Russian Prime Minister Vladimir Putin urged his country's military industry to start working on a new strategic bomber after finishing the new fifth-generation fighter jet.
"We should not confine ourselves to developing just one new model," Putin said at an aviation industry event in Moscow this week, Defensenews.com reports.
"After the fifth-generation fighter jet, we must think and get down to work on a next-generation, long-range aircraft, our new strategic missile carrier."
While Putin didn't mention details linked to such a new bomber, he said the Russian defense industry should focus on developing new aircraft engines, new electronics and new materials for constructing the planes.

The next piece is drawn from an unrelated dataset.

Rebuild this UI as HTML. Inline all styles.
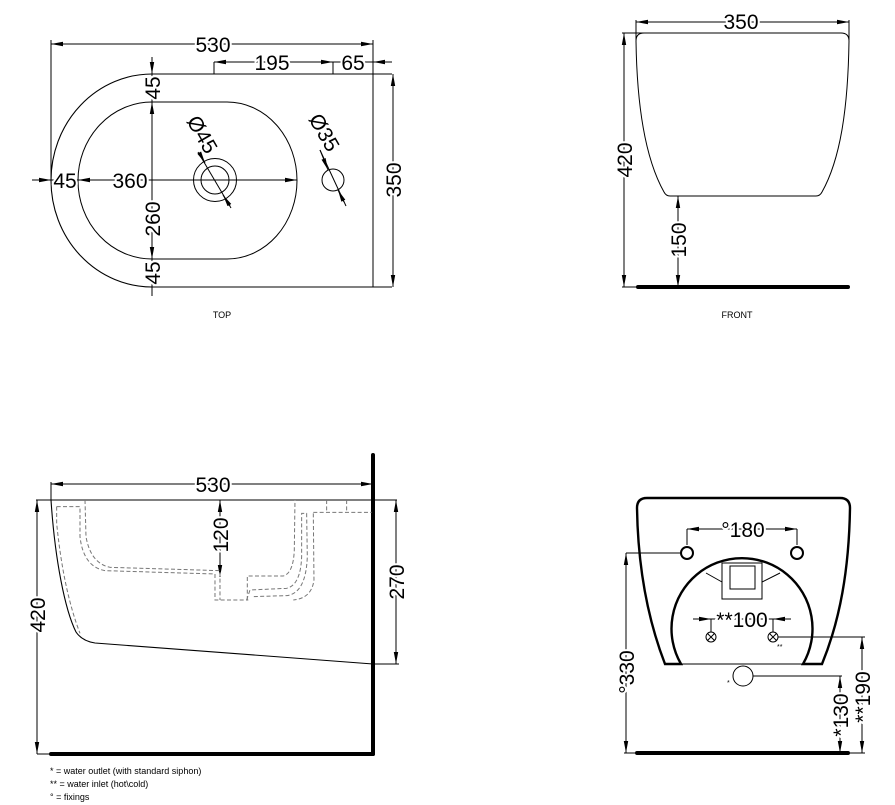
<!DOCTYPE html>
<html><head><meta charset="utf-8"><style>
html,body{margin:0;padding:0;background:#fff}
svg{display:block}
.d{font-family:"Liberation Sans",Arial,sans-serif;font-size:21px;fill:#000;paint-order:stroke;stroke:#fff;stroke-width:4px}
.s{font-family:"Liberation Sans",Arial,sans-serif;font-size:9px;fill:#000}
</style></head><body>
<svg width="895" height="805" viewBox="0 0 895 805" xmlns="http://www.w3.org/2000/svg">
<defs>
<marker id="a" viewBox="0 0 12 6" refX="12" refY="3" markerWidth="12" markerHeight="6" markerUnits="userSpaceOnUse" orient="auto-start-reverse"><path d="M0,0.8 L12,3 L0,5.2Z" fill="#000"/></marker>
</defs>
<g fill="none" stroke="#000" stroke-width="1">
<!-- TOP VIEW -->
<line x1="51" y1="44" x2="373" y2="44" marker-start="url(#a)" marker-end="url(#a)"/>
<line x1="51" y1="40" x2="51" y2="181"/>
<line x1="373" y1="40" x2="373" y2="287"/>
<path d="M152,74 L392,74 M152,287 L392,287 M152,74 A101,106.5 0 0 0 152,287" stroke-width="1.1"/>
<line x1="393" y1="74" x2="393" y2="287" marker-start="url(#a)" marker-end="url(#a)"/>
<path d="M152,102 L227,102 A70,78.5 0 0 1 227,259 L152,259 A74,78.5 0 0 1 152,102 Z"/>
<line x1="152" y1="57" x2="152" y2="74" marker-end="url(#a)"/>
<line x1="152" y1="74" x2="152" y2="102" />
<line x1="152" y1="122" x2="152" y2="102" marker-end="url(#a)"/>
<line x1="152" y1="102" x2="152" y2="259"/>
<line x1="152" y1="240" x2="152" y2="259" marker-end="url(#a)"/>
<line x1="152" y1="259" x2="152" y2="296"/>
<line x1="152" y1="270" x2="152" y2="287" marker-end="url(#a)"/>
<line x1="32" y1="180" x2="51" y2="180" marker-end="url(#a)"/>
<line x1="51" y1="180" x2="297" y2="180"/>
<line x1="95" y1="180" x2="78" y2="180" marker-end="url(#a)"/>
<line x1="280" y1="180" x2="297" y2="180" marker-end="url(#a)"/>
<circle cx="215" cy="180" r="21.5"/>
<circle cx="215" cy="180" r="14"/>
<line x1="198" y1="152" x2="231" y2="208"/>
<line x1="200" y1="154" x2="205" y2="163" marker-end="url(#a)"/>
<line x1="230" y1="206" x2="223" y2="195" marker-end="url(#a)"/>
<circle cx="333" cy="180" r="11"/>
<line x1="320" y1="150" x2="346" y2="206"/>
<line x1="320" y1="150" x2="328" y2="170" marker-end="url(#a)"/>
<line x1="344" y1="202" x2="338" y2="190" marker-end="url(#a)"/>
<line x1="214" y1="62" x2="333" y2="62" marker-start="url(#a)" marker-end="url(#a)"/>
<line x1="214" y1="62" x2="214" y2="74"/>
<line x1="333" y1="62" x2="333" y2="74"/>
<line x1="333" y1="62" x2="392" y2="62"/>
<line x1="392" y1="62" x2="373" y2="62" marker-end="url(#a)"/>

<!-- FRONT VIEW -->
<line x1="636" y1="22" x2="849" y2="22" marker-start="url(#a)" marker-end="url(#a)"/>
<line x1="636" y1="20" x2="636" y2="40"/>
<line x1="849" y1="20" x2="849" y2="40"/>
<path d="M644,33 L841,33 Q849,33 849,41 C848,110 840,160 822,192 Q820,196 816,196 L670,196 Q666,196 664,192 C646,160 637,110 636,41 Q636,33 644,33 Z"/>
<line x1="622" y1="33" x2="662" y2="33"/>
<line x1="624" y1="33" x2="624" y2="287" marker-start="url(#a)" marker-end="url(#a)"/>
<line x1="622" y1="287" x2="640" y2="287"/>
<line x1="678" y1="196" x2="678" y2="287" marker-start="url(#a)" marker-end="url(#a)"/>
<line x1="638" y1="287" x2="848" y2="287" stroke-width="4" stroke-linecap="round"/>

<!-- SIDE VIEW -->
<line x1="373" y1="455" x2="373" y2="754" stroke-width="4" stroke-linecap="round"/>
<line x1="51" y1="754" x2="373" y2="754" stroke-width="4" stroke-linecap="round"/>
<line x1="51" y1="484" x2="373" y2="484" marker-start="url(#a)" marker-end="url(#a)"/>
<line x1="51" y1="482" x2="51" y2="500"/>
<line x1="36" y1="500" x2="397" y2="500"/>
<line x1="37" y1="500" x2="37" y2="754" marker-start="url(#a)" marker-end="url(#a)"/>
<line x1="37" y1="754" x2="51" y2="754"/>
<line x1="396" y1="500" x2="396" y2="664" marker-start="url(#a)" marker-end="url(#a)"/>
<line x1="373" y1="664" x2="399" y2="664"/>
<path d="M51,500 C55,560 65,610 76,632 Q82,641 95,643 L373,664" stroke-width="1.1"/>
<line x1="220" y1="500" x2="220" y2="577" marker-start="url(#a)" marker-end="url(#a)"/>
<g transform="translate(30 450) scale(0.3333)" stroke="#777" stroke-width="3" stroke-dasharray="12 7">
<path d="M80,170 L150,170 L150,260 Q160,350 225,362 L555,372 L555,450 L655,450"/>
<path d="M165,150 L168,260 Q182,340 240,352 L570,362 L570,450"/>
<path d="M80,170 L80,220 Q100,420 150,550"/>
<path d="M650,450 L660,420 L770,415 Q812,405 815,320 L815,190 L830,190 L832,320 Q828,430 770,437 L665,440"/>
<path d="M652,450 L652,378 L760,378 Q790,370 793,300 L795,150"/>
<path d="M850,190 L852,390 Q845,445 790,450"/>
<path d="M850,187 L1025,187 M890,150 L890,187 M950,150 L950,187"/>
</g>

<!-- BACK VIEW -->
<path d="M647,498 L840,498 Q850,498 850,508 C849,570 840,620 822,664 L803,664 A70.5,70.5 0 1 0 681,664 L665,664 C648,620 638,570 637,508 Q637,498 647,498 Z" stroke-width="2.4"/>
<line x1="681" y1="664" x2="803" y2="664"/>
<circle cx="687" cy="553" r="6" stroke-width="2"/>
<circle cx="797" cy="553" r="6" stroke-width="2"/>
<line x1="687" y1="529" x2="797" y2="529" marker-start="url(#a)" marker-end="url(#a)"/>
<line x1="687" y1="529" x2="687" y2="545"/>
<line x1="797" y1="529" x2="797" y2="545"/>
<rect x="722" y="563" width="40" height="36"/>
<rect x="730" y="566" width="25" height="23"/>
<path d="M706,573 L722,582 M780,573 L762,582"/>
<line x1="693" y1="619" x2="711" y2="619" marker-end="url(#a)"/>
<line x1="711" y1="619" x2="773" y2="619"/>
<line x1="791" y1="619" x2="773" y2="619" marker-end="url(#a)"/>
<line x1="711" y1="619" x2="711" y2="632"/>
<line x1="773" y1="619" x2="773" y2="632"/>
<circle cx="711" cy="637" r="5"/><path d="M707.5,633.5 L714.5,640.5 M714.5,633.5 L707.5,640.5"/>
<circle cx="773" cy="637" r="5"/><path d="M769.5,633.5 L776.5,640.5 M776.5,633.5 L769.5,640.5"/>
<line x1="778" y1="637" x2="865" y2="637"/>
<circle cx="743" cy="676" r="10"/>
<line x1="753" y1="676" x2="842" y2="676"/>
<line x1="626" y1="553" x2="681" y2="553"/>
<line x1="626" y1="553" x2="626" y2="753" marker-start="url(#a)" marker-end="url(#a)"/>
<line x1="840" y1="676" x2="840" y2="753" marker-start="url(#a)" marker-end="url(#a)"/>
<line x1="862" y1="637" x2="862" y2="753" marker-start="url(#a)" marker-end="url(#a)"/>
<line x1="624" y1="753" x2="865" y2="753"/>
<line x1="637" y1="753" x2="848" y2="753" stroke-width="4" stroke-linecap="round"/>
</g>

<!-- TEXT -->
<text class="d" x="213" y="52" text-anchor="middle">530</text>
<text class="d" x="272" y="70" text-anchor="middle">195</text>
<text class="d" x="353" y="70" text-anchor="middle">65</text>
<text class="d" x="65" y="188" text-anchor="middle">45</text>
<text class="d" x="130" y="188" text-anchor="middle">360</text>
<text class="d" transform="translate(160 88) rotate(-90)" text-anchor="middle">45</text>
<text class="d" transform="translate(160 219) rotate(-90)" text-anchor="middle">260</text>
<text class="d" transform="translate(160 273) rotate(-90)" text-anchor="middle">45</text>
<text class="d" transform="translate(401 180) rotate(-90)" text-anchor="middle">350</text>
<text class="d" transform="translate(196 138) rotate(60)" text-anchor="middle">Ø45</text>
<text class="d" transform="translate(318 136) rotate(60)" text-anchor="middle">Ø35</text>
<text class="s" x="222" y="318" text-anchor="middle">TOP</text>

<text class="d" x="741" y="29" text-anchor="middle">350</text>
<text class="d" transform="translate(632 160) rotate(-90)" text-anchor="middle">420</text>
<text class="d" transform="translate(686 240) rotate(-90)" text-anchor="middle">150</text>
<text class="s" x="737" y="318" text-anchor="middle">FRONT</text>

<text class="d" x="213" y="492" text-anchor="middle">530</text>
<text class="d" transform="translate(228 535) rotate(-90)" text-anchor="middle">120</text>
<text class="d" transform="translate(45 615) rotate(-90)" text-anchor="middle">420</text>
<text class="d" transform="translate(404 582) rotate(-90)" text-anchor="middle">270</text>
<text class="s" x="50" y="774">* = water outlet (with standard siphon)</text>
<text class="s" x="50" y="787">** = water inlet (hot\cold)</text>
<text class="s" x="50" y="800">° = fixings</text>

<text class="d" x="743" y="537" text-anchor="middle">°180</text>
<text class="d" x="742" y="627" text-anchor="middle">**100</text>
<text class="d" transform="translate(634 672) rotate(-90)" text-anchor="middle">°330</text>
<text class="d" transform="translate(848 715) rotate(-90)" text-anchor="middle">*130</text>
<text class="d" transform="translate(870 697) rotate(-90)" text-anchor="middle">**190</text>
<text class="s" x="777" y="649" style="font-size:7px">**</text>
<text class="s" x="727" y="685" style="font-size:7px">*</text>
</svg>
</body></html>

A senior military commander responsible for the aviation sector earlier this year said that new long-range bomber must be commissioned by 2025-30.

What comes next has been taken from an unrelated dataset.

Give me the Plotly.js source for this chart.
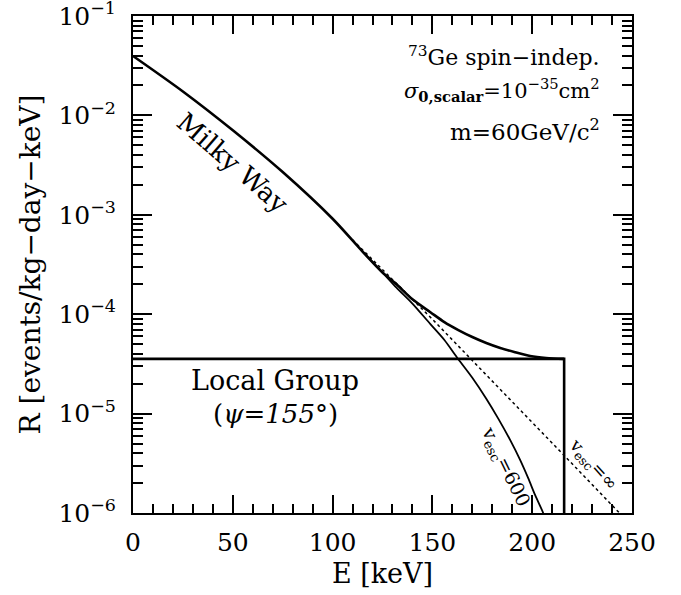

Putin's remarks underline that Moscow is eager to update the country's aging fleet of military aircraft.
The Sukhoi cooperation at the end of January unveiled Russia's fifth-generation stealth fighter jet, the T-50, Moscow's first all-new war plane since the collapse of the Soviet Union.
The T-50 is intended to compete with NATO's latest fighter planes -- the world's first generation 5 jet, the U.S. F-22 Raptor produced by Lockheed Martin and partner Boeing, and the not-yet-in-service F-35 Lightning II, developed by a consortium including Lockheed Martin, Northrop Grumman and Britain's BAE Systems.

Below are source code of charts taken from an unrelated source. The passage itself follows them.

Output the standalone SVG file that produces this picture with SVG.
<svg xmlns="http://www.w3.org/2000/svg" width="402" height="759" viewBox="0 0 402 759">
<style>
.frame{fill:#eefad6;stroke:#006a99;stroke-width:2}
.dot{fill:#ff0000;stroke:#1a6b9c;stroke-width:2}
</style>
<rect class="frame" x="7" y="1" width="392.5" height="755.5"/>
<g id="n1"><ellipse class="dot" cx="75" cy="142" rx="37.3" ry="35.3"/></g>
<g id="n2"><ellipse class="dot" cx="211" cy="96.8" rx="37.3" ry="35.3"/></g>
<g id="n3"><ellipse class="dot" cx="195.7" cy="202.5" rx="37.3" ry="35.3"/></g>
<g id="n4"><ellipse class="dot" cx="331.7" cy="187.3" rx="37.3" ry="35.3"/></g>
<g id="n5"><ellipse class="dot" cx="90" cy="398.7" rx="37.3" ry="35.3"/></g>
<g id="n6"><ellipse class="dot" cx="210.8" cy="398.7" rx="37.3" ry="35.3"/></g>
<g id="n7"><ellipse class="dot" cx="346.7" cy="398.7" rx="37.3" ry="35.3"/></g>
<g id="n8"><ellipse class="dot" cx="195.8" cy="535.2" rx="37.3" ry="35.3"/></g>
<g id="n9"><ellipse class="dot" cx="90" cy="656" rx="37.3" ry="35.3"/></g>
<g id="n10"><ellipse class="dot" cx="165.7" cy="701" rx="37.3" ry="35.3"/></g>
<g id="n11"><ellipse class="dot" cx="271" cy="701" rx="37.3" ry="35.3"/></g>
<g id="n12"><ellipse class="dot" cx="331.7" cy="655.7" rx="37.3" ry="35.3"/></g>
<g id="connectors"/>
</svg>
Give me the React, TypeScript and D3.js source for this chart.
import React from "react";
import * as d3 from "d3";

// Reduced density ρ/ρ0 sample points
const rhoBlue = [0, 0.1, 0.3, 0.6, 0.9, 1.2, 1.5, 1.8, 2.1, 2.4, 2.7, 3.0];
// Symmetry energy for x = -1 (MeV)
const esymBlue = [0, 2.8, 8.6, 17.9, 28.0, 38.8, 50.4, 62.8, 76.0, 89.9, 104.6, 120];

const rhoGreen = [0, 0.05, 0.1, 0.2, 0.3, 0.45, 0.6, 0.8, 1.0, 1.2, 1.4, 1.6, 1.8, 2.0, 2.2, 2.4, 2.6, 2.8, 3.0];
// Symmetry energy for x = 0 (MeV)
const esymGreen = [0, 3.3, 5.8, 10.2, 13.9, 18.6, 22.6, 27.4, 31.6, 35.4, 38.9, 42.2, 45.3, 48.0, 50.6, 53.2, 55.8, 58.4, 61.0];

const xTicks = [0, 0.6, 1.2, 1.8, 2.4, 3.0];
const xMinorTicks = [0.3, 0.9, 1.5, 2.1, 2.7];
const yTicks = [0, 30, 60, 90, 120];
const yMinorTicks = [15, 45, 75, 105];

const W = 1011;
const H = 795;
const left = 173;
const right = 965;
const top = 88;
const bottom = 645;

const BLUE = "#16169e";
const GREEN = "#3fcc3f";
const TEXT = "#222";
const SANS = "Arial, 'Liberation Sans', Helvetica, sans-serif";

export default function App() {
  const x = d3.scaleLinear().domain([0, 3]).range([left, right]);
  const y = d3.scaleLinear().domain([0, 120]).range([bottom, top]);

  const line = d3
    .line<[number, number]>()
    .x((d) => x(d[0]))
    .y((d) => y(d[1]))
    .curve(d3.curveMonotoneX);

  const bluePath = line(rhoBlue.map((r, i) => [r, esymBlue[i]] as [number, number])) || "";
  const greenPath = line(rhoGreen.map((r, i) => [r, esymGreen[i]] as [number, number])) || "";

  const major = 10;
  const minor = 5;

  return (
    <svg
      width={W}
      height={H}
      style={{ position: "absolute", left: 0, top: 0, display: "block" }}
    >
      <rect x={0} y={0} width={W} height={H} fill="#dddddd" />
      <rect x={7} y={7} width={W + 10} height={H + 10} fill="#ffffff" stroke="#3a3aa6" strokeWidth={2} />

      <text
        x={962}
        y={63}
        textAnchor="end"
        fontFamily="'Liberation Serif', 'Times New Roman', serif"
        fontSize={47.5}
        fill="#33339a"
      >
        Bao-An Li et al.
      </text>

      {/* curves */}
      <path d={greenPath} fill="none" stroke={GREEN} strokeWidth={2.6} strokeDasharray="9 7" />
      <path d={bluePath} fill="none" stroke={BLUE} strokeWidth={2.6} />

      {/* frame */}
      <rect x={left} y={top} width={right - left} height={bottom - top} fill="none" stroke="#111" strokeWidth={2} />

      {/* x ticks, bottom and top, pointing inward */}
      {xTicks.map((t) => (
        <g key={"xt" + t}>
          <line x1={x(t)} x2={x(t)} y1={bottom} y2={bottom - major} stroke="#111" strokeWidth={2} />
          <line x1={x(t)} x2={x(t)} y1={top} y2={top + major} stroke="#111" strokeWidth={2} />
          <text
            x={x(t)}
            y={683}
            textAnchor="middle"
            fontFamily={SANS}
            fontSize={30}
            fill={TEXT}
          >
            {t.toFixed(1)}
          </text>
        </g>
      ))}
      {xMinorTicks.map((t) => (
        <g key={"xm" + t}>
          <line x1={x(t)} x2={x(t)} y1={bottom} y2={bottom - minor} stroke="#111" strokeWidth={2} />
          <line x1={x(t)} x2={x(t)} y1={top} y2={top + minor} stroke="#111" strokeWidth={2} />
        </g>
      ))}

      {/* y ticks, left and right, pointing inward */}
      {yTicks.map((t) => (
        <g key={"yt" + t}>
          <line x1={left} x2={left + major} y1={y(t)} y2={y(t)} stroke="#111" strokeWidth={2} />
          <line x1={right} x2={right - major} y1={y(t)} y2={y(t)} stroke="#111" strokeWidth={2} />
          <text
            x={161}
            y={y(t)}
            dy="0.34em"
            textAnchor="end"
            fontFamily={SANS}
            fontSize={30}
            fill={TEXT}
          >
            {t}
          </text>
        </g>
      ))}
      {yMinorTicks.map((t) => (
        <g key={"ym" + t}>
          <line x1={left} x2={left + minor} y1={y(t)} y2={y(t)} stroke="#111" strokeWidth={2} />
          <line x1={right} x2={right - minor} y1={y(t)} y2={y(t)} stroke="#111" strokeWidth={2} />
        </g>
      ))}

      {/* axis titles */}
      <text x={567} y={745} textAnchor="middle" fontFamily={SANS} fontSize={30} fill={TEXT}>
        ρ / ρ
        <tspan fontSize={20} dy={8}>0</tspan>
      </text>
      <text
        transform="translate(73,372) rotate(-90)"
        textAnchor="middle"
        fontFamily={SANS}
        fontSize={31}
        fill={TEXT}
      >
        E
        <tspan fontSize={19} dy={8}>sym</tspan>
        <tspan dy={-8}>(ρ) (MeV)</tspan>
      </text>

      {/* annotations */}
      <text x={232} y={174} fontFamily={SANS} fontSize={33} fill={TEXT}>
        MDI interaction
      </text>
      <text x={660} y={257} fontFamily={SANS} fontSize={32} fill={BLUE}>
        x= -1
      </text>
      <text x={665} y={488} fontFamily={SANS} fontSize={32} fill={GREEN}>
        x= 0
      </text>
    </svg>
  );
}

The Russian plane's maiden flight Jan. 29 was hailed as a major step for the Russian aviation sector but serial production of the plane isn't expected to start before 2015. The T-50 still has to log 2,000 hours worth of test flights, Putin said.
That didn't keep the prime minister from calling for the new bomber. It would replace a fleet of Tu-95 and Tu-160 strategic bombers, both built during Soviet times.
Introduced in 1956, the Tu-95, is a large four-engine turboprop strategic bomber and missile platform. Codenamed Bear by NATO, the plane was far ahead of its time in the 1950s.
The Tu-160 is a supersonic heavy bomber designed by the Soviet Union in the 1980s. It still ranks as the largest jet-powered combat aircraft ever built. A friend of military muscle-flexing, Putin in 2007 reactivated long-range patrols by these nuclear-capable bombers after they had not been sent out over the world's oceans for 15 years.
A launch of a new bomber program would be a giant project for the Russian aviation industry, which has been helped by numerous orders and major financial aid packages over the past years. Yet it's only one step of many that will see a major overhaul of the Russian air fleet.
Moscow plans to commission 1,500 new planes and helicopters to modernize the air force by 80 percent, the government said in a statement.